Transformers for Image-Goal Navigation
Nikhilanj Pelluri
TL;DR
This paper addresses image-goal navigation by applying a decoder-only Transformer trained with goal-conditioned behavior cloning to predict long-horizon actions from sequences of observations and goal images. The model jointly encodes the goal, observations, and past actions and autoregressively generates actions, avoiding costly online interaction with environments. Experiments in Gibson/Habitat demonstrate that GCBC with a 27M-parameter Transformer outperforms other BC baselines while acknowledging a gap to online RL methods, and highlight practical insights like the benefits of top-$k$ action sampling and limitations due to occlusions and dataset biases. The work suggests future improvements through perceptual pretraining, longer context, and sim-to-real fine-tuning to enhance robustness and scalability of image-goal navigation systems.
Abstract
Visual perception and navigation have emerged as major focus areas in the field of embodied artificial intelligence.
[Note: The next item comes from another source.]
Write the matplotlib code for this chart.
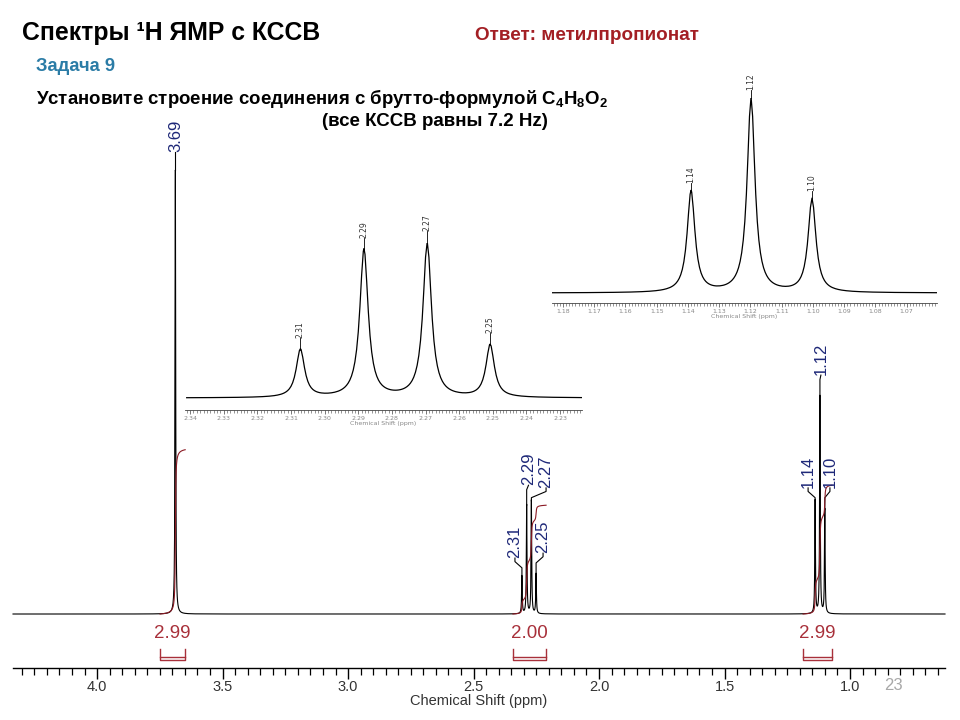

We consider the task of image-goal navigation, where an agent is tasked to navigate to a goal specified by an image, relying only on images from an onboard camera. This task is particularly challenging since it demands robust scene understanding, goal-oriented planning and long-horizon navigation. Most existing approaches typically learn navigation policies reliant on recurrent neural networks trained via online reinforcement learning. However, training such policies requires substantial computational resources and time, and performance of these models is not reliable on long-horizon navigation. In this work, we present a generative Transformer based model that jointly models image goals, camera observations and the robot's past actions to predict future actions. We use state-of-the-art perception models and navigation policies to learn robust goal conditioned policies without the need for real-time interaction with the environment. Our model demonstrates capability in capturing and associating visual information across long time horizons, helping in effective navigation. NOTE: This work was submitted as part of a Master's Capstone Project and must be treated as such. This is still an early work in progress and not the final version.